--- Begin DATA BLOCK ---

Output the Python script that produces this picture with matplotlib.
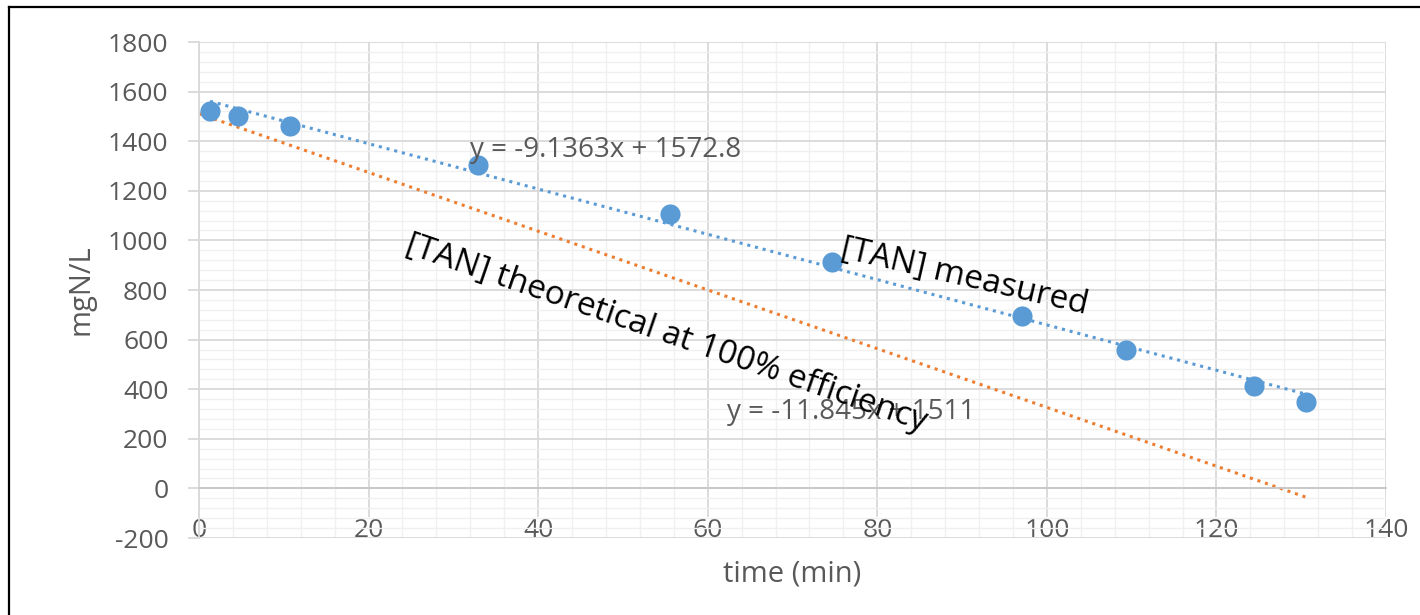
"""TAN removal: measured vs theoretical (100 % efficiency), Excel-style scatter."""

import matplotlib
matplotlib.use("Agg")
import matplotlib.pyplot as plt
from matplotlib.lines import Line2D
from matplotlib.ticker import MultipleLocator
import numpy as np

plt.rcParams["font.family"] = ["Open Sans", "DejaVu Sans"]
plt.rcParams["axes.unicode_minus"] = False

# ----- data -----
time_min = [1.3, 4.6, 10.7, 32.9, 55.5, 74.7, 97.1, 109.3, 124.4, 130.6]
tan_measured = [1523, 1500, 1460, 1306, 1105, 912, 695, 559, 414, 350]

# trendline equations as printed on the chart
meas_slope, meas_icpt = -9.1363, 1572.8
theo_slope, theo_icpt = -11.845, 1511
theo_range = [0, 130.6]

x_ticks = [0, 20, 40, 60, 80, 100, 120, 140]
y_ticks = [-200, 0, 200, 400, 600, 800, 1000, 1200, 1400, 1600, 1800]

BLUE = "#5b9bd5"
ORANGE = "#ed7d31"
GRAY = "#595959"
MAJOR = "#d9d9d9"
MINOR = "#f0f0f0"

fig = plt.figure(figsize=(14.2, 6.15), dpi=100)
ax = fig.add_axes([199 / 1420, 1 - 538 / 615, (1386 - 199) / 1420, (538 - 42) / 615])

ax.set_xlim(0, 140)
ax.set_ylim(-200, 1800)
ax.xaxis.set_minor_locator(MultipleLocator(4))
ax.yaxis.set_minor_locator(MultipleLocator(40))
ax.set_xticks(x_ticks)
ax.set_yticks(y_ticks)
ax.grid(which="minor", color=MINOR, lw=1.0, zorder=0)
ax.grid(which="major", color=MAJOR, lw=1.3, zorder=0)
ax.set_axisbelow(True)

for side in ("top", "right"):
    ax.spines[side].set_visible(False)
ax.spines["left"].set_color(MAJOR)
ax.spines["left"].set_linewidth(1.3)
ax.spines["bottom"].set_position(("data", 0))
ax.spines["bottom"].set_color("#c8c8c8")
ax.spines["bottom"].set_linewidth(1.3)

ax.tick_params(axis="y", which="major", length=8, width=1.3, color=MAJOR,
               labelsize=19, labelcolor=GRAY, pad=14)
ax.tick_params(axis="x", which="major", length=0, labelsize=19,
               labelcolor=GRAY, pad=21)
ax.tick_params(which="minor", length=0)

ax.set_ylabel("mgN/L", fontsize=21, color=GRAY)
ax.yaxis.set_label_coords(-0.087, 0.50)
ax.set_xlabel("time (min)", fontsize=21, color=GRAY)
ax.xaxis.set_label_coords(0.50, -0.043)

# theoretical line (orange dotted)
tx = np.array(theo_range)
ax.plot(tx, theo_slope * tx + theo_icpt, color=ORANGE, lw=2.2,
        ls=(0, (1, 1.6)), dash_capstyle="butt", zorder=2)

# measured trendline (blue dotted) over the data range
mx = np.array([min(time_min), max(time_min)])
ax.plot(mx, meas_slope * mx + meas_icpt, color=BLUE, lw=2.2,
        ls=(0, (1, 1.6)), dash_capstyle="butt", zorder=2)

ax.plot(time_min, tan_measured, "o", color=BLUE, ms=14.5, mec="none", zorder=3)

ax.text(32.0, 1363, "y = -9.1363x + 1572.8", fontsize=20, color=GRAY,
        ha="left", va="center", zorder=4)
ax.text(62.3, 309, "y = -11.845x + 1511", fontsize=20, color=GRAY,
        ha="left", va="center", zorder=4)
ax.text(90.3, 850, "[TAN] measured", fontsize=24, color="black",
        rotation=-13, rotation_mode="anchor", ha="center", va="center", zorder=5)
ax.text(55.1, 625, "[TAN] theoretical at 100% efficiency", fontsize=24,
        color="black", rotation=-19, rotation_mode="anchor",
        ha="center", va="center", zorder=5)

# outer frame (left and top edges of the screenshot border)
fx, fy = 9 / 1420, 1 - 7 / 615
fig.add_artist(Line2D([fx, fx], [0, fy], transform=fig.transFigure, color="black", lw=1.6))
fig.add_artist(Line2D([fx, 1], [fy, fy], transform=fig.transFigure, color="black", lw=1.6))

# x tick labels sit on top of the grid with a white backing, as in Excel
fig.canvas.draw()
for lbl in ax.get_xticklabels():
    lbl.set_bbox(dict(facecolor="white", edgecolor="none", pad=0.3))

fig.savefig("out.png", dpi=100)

--- End DATA BLOCK ---

▸ WHAT YOU ARE ASKED TO DO:
Output the lines above in full and exactly as given, omitting any pictures.

▸ SOLVED EXERCISE:
Output the Python script that produces this picture with matplotlib.
"""TAN removal: measured vs theoretical (100 % efficiency), Excel-style scatter."""

import matplotlib
matplotlib.use("Agg")
import matplotlib.pyplot as plt
from matplotlib.lines import Line2D
from matplotlib.ticker import MultipleLocator
import numpy as np

plt.rcParams["font.family"] = ["Open Sans", "DejaVu Sans"]
plt.rcParams["axes.unicode_minus"] = False

# ----- data -----
time_min = [1.3, 4.6, 10.7, 32.9, 55.5, 74.7, 97.1, 109.3, 124.4, 130.6]
tan_measured = [1523, 1500, 1460, 1306, 1105, 912, 695, 559, 414, 350]

# trendline equations as printed on the chart
meas_slope, meas_icpt = -9.1363, 1572.8
theo_slope, theo_icpt = -11.845, 1511
theo_range = [0, 130.6]

x_ticks = [0, 20, 40, 60, 80, 100, 120, 140]
y_ticks = [-200, 0, 200, 400, 600, 800, 1000, 1200, 1400, 1600, 1800]

BLUE = "#5b9bd5"
ORANGE = "#ed7d31"
GRAY = "#595959"
MAJOR = "#d9d9d9"
MINOR = "#f0f0f0"

fig = plt.figure(figsize=(14.2, 6.15), dpi=100)
ax = fig.add_axes([199 / 1420, 1 - 538 / 615, (1386 - 199) / 1420, (538 - 42) / 615])

ax.set_xlim(0, 140)
ax.set_ylim(-200, 1800)
ax.xaxis.set_minor_locator(MultipleLocator(4))
ax.yaxis.set_minor_locator(MultipleLocator(40))
ax.set_xticks(x_ticks)
ax.set_yticks(y_ticks)
ax.grid(which="minor", color=MINOR, lw=1.0, zorder=0)
ax.grid(which="major", color=MAJOR, lw=1.3, zorder=0)
ax.set_axisbelow(True)

for side in ("top", "right"):
    ax.spines[side].set_visible(False)
ax.spines["left"].set_color(MAJOR)
ax.spines["left"].set_linewidth(1.3)
ax.spines["bottom"].set_position(("data", 0))
ax.spines["bottom"].set_color("#c8c8c8")
ax.spines["bottom"].set_linewidth(1.3)

ax.tick_params(axis="y", which="major", length=8, width=1.3, color=MAJOR,
               labelsize=19, labelcolor=GRAY, pad=14)
ax.tick_params(axis="x", which="major", length=0, labelsize=19,
               labelcolor=GRAY, pad=21)
ax.tick_params(which="minor", length=0)

ax.set_ylabel("mgN/L", fontsize=21, color=GRAY)
ax.yaxis.set_label_coords(-0.087, 0.50)
ax.set_xlabel("time (min)", fontsize=21, color=GRAY)
ax.xaxis.set_label_coords(0.50, -0.043)

# theoretical line (orange dotted)
tx = np.array(theo_range)
ax.plot(tx, theo_slope * tx + theo_icpt, color=ORANGE, lw=2.2,
        ls=(0, (1, 1.6)), dash_capstyle="butt", zorder=2)

# measured trendline (blue dotted) over the data range
mx = np.array([min(time_min), max(time_min)])
ax.plot(mx, meas_slope * mx + meas_icpt, color=BLUE, lw=2.2,
        ls=(0, (1, 1.6)), dash_capstyle="butt", zorder=2)

ax.plot(time_min, tan_measured, "o", color=BLUE, ms=14.5, mec="none", zorder=3)

ax.text(32.0, 1363, "y = -9.1363x + 1572.8", fontsize=20, color=GRAY,
        ha="left", va="center", zorder=4)
ax.text(62.3, 309, "y = -11.845x + 1511", fontsize=20, color=GRAY,
        ha="left", va="center", zorder=4)
ax.text(90.3, 850, "[TAN] measured", fontsize=24, color="black",
        rotation=-13, rotation_mode="anchor", ha="center", va="center", zorder=5)
ax.text(55.1, 625, "[TAN] theoretical at 100% efficiency", fontsize=24,
        color="black", rotation=-19, rotation_mode="anchor",
        ha="center", va="center", zorder=5)

# outer frame (left and top edges of the screenshot border)
fx, fy = 9 / 1420, 1 - 7 / 615
fig.add_artist(Line2D([fx, fx], [0, fy], transform=fig.transFigure, color="black", lw=1.6))
fig.add_artist(Line2D([fx, 1], [fy, fy], transform=fig.transFigure, color="black", lw=1.6))

# x tick labels sit on top of the grid with a white backing, as in Excel
fig.canvas.draw()
for lbl in ax.get_xticklabels():
    lbl.set_bbox(dict(facecolor="white", edgecolor="none", pad=0.3))

fig.savefig("out.png", dpi=100)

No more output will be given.